Here is an example of the dreaded SQL Common Table Expressions typically used for dealing with trees:
The example above is from IBM DB2 documentation . See also Joe Celko’s authoritative book Trees and Hierarchies in SQL for Smarties, Elsevier 2004.
Many legacy SQL-based data models using surrogate keys can now be seen as predecessors to property graph data models. And migrating them to graph database technology will make them a whole lot easier to deal with. First of all, the peculiar “reverse semantics” of relational (like “foreign keys”) now come in the shape of intuitive directed graphs; having named and more powerful relationships.
Add to that that graph algorithms deal elegantly with the traversal challenges that recursive SQL is struggling with for navigating a real network of data. Take asset management as an example: Portfolios, securities, clients, accounts, currencies, countries derivatives and other contracts, counterparties, brokers, corporate actions etc. etc. is a really complex mesh of interconnected business objects, which can be browsed easily and effectively using graph technology. Check Neo4J’s Cypher language and Apache Tinkerpop’s Gremlin ditto as well as graph browsers like Linkurious, Keylines and Quid for examples of graph browsing technologies.
If graph technology is not on your list of target platforms, other NoSQL technologies such as key/value or long row designs can be implemented with the same level of ease as graph. The surrogate keys may survive as the keys in the physical data model (possibly used for partitioning / sharding).
Graph theory is, like SQL, a data language based on mathematics. Key/value, long rows etc. are not quite that, but rather performance oriented physical models built for ultra-high performance using sharding etc. Neo4J is proposing OpenCypher as a new, standard data language for graph models. Looker is proposing their own LookML as a data language for other NoSQL contexts.

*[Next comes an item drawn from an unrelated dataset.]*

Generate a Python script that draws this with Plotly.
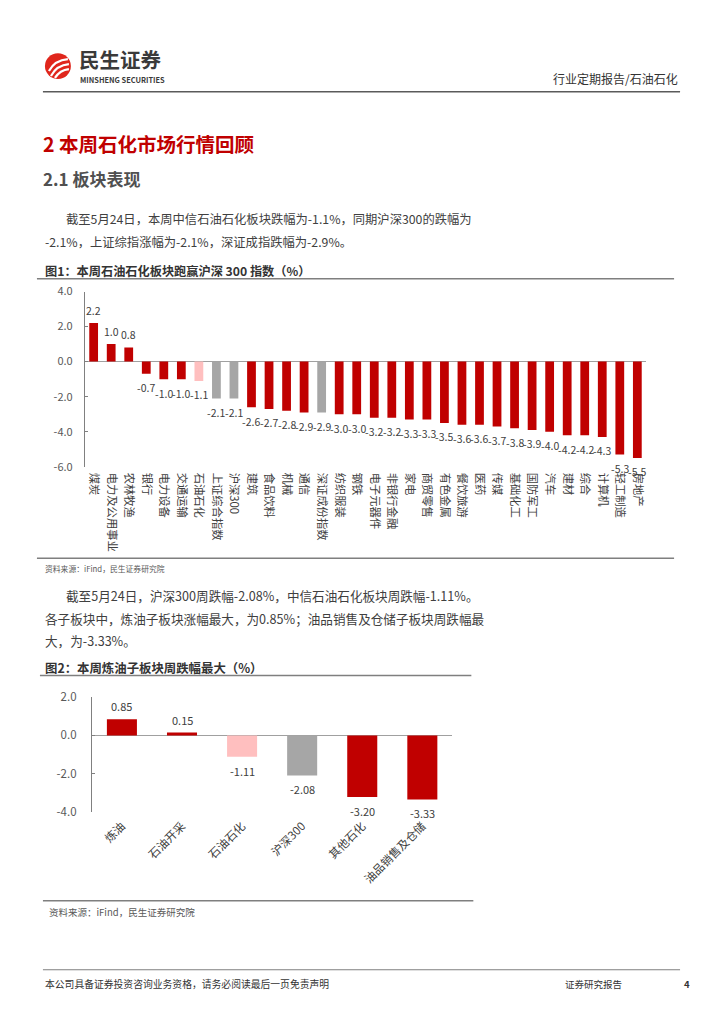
import plotly.graph_objects as go

# ---------------- data ----------------
cats1 = ["煤炭", "电力及公用事业", "农林牧渔", "银行", "电力设备", "交通运输", "石油石化",
         "上证综合指数", "沪深300", "建筑", "食品饮料", "机械", "通信", "深证成份指数",
         "纺织服装", "钢铁", "电子元器件", "非银行金融", "家电", "商贸零售", "有色金属",
         "餐饮旅游", "医药", "传媒", "基础化工", "国防军工", "汽车", "建材", "综合",
         "计算机", "轻工制造", "房地产"]
vals1 = [2.2, 1.0, 0.8, -0.7, -1.0, -1.0, -1.1,
         -2.1, -2.1, -2.6, -2.7, -2.8, -2.9, -2.9,
         -3.0, -3.0, -3.2, -3.2, -3.3, -3.3, -3.5,
         -3.6, -3.6, -3.7, -3.8, -3.9, -4.0, -4.2, -4.2,
         -4.3, -5.3, -5.5]

cats2 = ["炼油", "石油开采", "石油石化", "沪深300", "其他石化", "油品销售及仓储"]
vals2 = [0.85, 0.15, -1.11, -2.08, -3.20, -3.33]

y1_ticks = [4.0, 2.0, 0.0, -2.0, -4.0, -6.0]
y2_ticks = [2.0, 0.0, -2.0, -4.0]

# ---------------- style ----------------
RED = "#C00000"
PINK = "#FFBFBF"
GRAY = "#A6A6A6"
TXT = "#404040"
CJK = "Noto Sans CJK SC"
W, H = 724, 1024

index_cats = {"上证综合指数", "沪深300", "深证成份指数"}
focus_cats = {"石油石化"}


def bar_colors(cats):
    out = []
    for c in cats:
        if c in focus_cats:
            out.append(PINK)
        elif c in index_cats:
            out.append(GRAY)
        else:
            out.append(RED)
    return out


def px(x):
    return x / W


def py(y):
    return 1 - y / H


fig = go.Figure()

fig.add_trace(go.Bar(x=cats1, y=vals1, marker=dict(color=bar_colors(cats1), line=dict(width=0)),
                     width=0.5, xaxis="x", yaxis="y", hoverinfo="skip"))
fig.add_trace(go.Bar(x=cats2, y=vals2, marker=dict(color=bar_colors(cats2), line=dict(width=0)),
                     width=0.5, xaxis="x2", yaxis="y2", hoverinfo="skip"))

annotations = []

# value labels
for c, v in zip(cats1, vals1):
    annotations.append(dict(x=c, y=v, xref="x", yref="y", text=f"{v:.1f}", showarrow=False,
                            yshift=13 if v >= 0 else -14,
                            font=dict(family=CJK, size=10.5, color=TXT)))
for c, v in zip(cats2, vals2):
    annotations.append(dict(x=c, y=v, xref="x2", yref="y2", text=f"{v:.2f}", showarrow=False,
                            yshift=13 if v >= 0 else -14,
                            font=dict(family=CJK, size=11, color=TXT)))


def txt(x, y, s, size, color=TXT, anchor="left", bold=False, pad=1):
    annotations.append(dict(x=px(x), y=py(y), xref="paper", yref="paper",
                            text=f"<b>{s}</b>" if bold else s, showarrow=False,
                            xanchor=anchor, yanchor="middle", borderpad=pad,
                            font=dict(family=CJK, size=size, color=color)))


# header
txt(78, 51, "民生证券", 20.5, "#3A3A3A", bold=True, pad=0)
txt(79, 71.5, "MINSHENG SECURITIES", 7.4, "#3A3A3A", bold=True, pad=0)
txt(681, 71, "行业定期报告/石油石化", 12, "#333333", anchor="right")

# headings and body text
txt(41, 137, "2 本周石化市场行情回顾", 19.5, RED, bold=True)
txt(41, 172, "2.1 板块表现", 17, "#505050", bold=True)
txt(64, 213, "截至5月24日，本周中信石油石化板块跌幅为-1.1%，同期沪深300的跌幅为", 12.3)
txt(43, 237, "-2.1%，上证综指涨幅为-2.1%，深证成指跌幅为-2.9%。", 12.3)
txt(43, 266, "图1：本周石油石化板块跑赢沪深 300 指数（%）", 12.2, "#333333", bold=True)
txt(43, 568, "资料来源：iFind，民生证券研究院", 7.8, "#595959")
txt(64, 596, "截至5月24日，沪深300周跌幅-2.08%，中信石油石化板块周跌幅-1.11%。", 12.6)
txt(43, 619, "各子板块中，炼油子板块涨幅最大，为0.85%；油品销售及仓储子板块周跌幅最", 12.6)
txt(43, 642, "大，为-3.33%。", 12.6)
txt(43, 669, "图2：本周炼油子板块周跌幅最大（%）", 12.4, "#333333", bold=True)
txt(47, 917, "资料来源：iFind，民生证券研究院", 9.5, "#595959")

# footer
txt(43, 990, "本公司具备证券投资咨询业务资格，请务必阅读最后一页免责声明", 9.8, "#333333")
txt(564, 990, "证券研究报告", 9.5, "#333333")
txt(683, 990, "<b>4</b>", 9.5, "#333333")

shapes = []


def hline(x0, x1, y, color="#6E6E6E", w=1.5):
    shapes.append(dict(type="line", xref="paper", yref="paper", x0=px(x0), x1=px(x1),
                       y0=py(y), y1=py(y), line=dict(color=color, width=w)))


hline(43, 681, 84, "#5A5A5A", 1.5)
hline(37, 675, 274, "#7F7F7F", 1.5)
hline(37, 675, 558, "#7F7F7F", 1.5)
hline(40, 472, 677, "#7F7F7F", 1.5)
hline(43, 474, 906, "#7F7F7F", 1.5)
hline(43, 681, 976, "#7F7F7F", 1)

# logo: red circle with white swooshes
shapes.append(dict(type="circle", xref="paper", yref="paper",
                   x0=px(45), x1=px(71), y0=py(71), y1=py(45),
                   fillcolor="#E0261C", line=dict(width=0)))


def P(x, y):
    return f"{px(x):.5f},{py(y):.5f}"


for (a, b, c) in [((49, 63), (55, 52), (68, 51)),
                  ((51, 68), (57, 57), (69, 56)),
                  ((55, 70), (60, 62), (69, 61))]:
    shapes.append(dict(type="path", xref="paper", yref="paper",
                       path=f"M{P(*a)} Q{P(*b)} {P(*c)}",
                       line=dict(color="white", width=2.2)))

axis_common = dict(showgrid=False, fixedrange=True)

fig.update_layout(
    width=W, height=H,
    margin=dict(l=0, r=0, t=0, b=0),
    paper_bgcolor="white", plot_bgcolor="white",
    showlegend=False, bargap=0.5,
    annotations=annotations, shapes=shapes,
    xaxis=dict(domain=[px(85), px(647)], anchor="y", range=[-0.5, len(cats1) - 0.5],
               tickangle=90, ticks="", showline=False, ticklabelstandoff=5,
               tickfont=dict(family=CJK, size=11.3, color=TXT), **axis_common),
    yaxis=dict(domain=[py(465), py(287)], anchor="x", range=[-6, 4],
               tickvals=y1_ticks, ticktext=[f"{t:.1f}" for t in y1_ticks],
               showline=True, linecolor="#808080", linewidth=1,
               ticks="inside", ticklen=3, tickcolor="#808080",
               zeroline=True, zerolinecolor="#A0A0A0", zerolinewidth=1.5,
               ticklabelstandoff=9,
               tickfont=dict(family=CJK, size=11, color="#595959"), **axis_common),
    xaxis2=dict(domain=[px(92), px(453)], anchor="y2", range=[-0.5, len(cats2) - 0.5],
                tickangle=-45, ticks="", showline=False, ticklabelstandoff=4,
                tickfont=dict(family=CJK, size=11.5, color=TXT), **axis_common),
    yaxis2=dict(domain=[py(816), py(699)], anchor="x2", range=[-4, 2],
                tickvals=y2_ticks, ticktext=[f"{t:.1f}" for t in y2_ticks],
                showline=True, linecolor="#808080", linewidth=1,
                ticks="inside", ticklen=3, tickcolor="#808080",
                zeroline=True, zerolinecolor="#A0A0A0", zerolinewidth=1.5,
                ticklabelstandoff=12,
                tickfont=dict(family=CJK, size=11.5, color="#595959"), **axis_common),
)

fig.write_html("out.html", config={"displayModeBar": False, "staticPlot": True},
               post_script="document.body.style.margin='0';document.body.style.padding='0';")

Back to graphs: As you can see from the property graph example above, the normalized data model is preserved in the property graph model and it is consequently “embedded” from the physical level up to the business level, where consistent structure and meaning of context is of utmost importance.
Finally: allow me an “out of the closet” analogy: If you are using surrogate keys you may just as well admit that you are pointing at things; go all the way to full graph data modeling!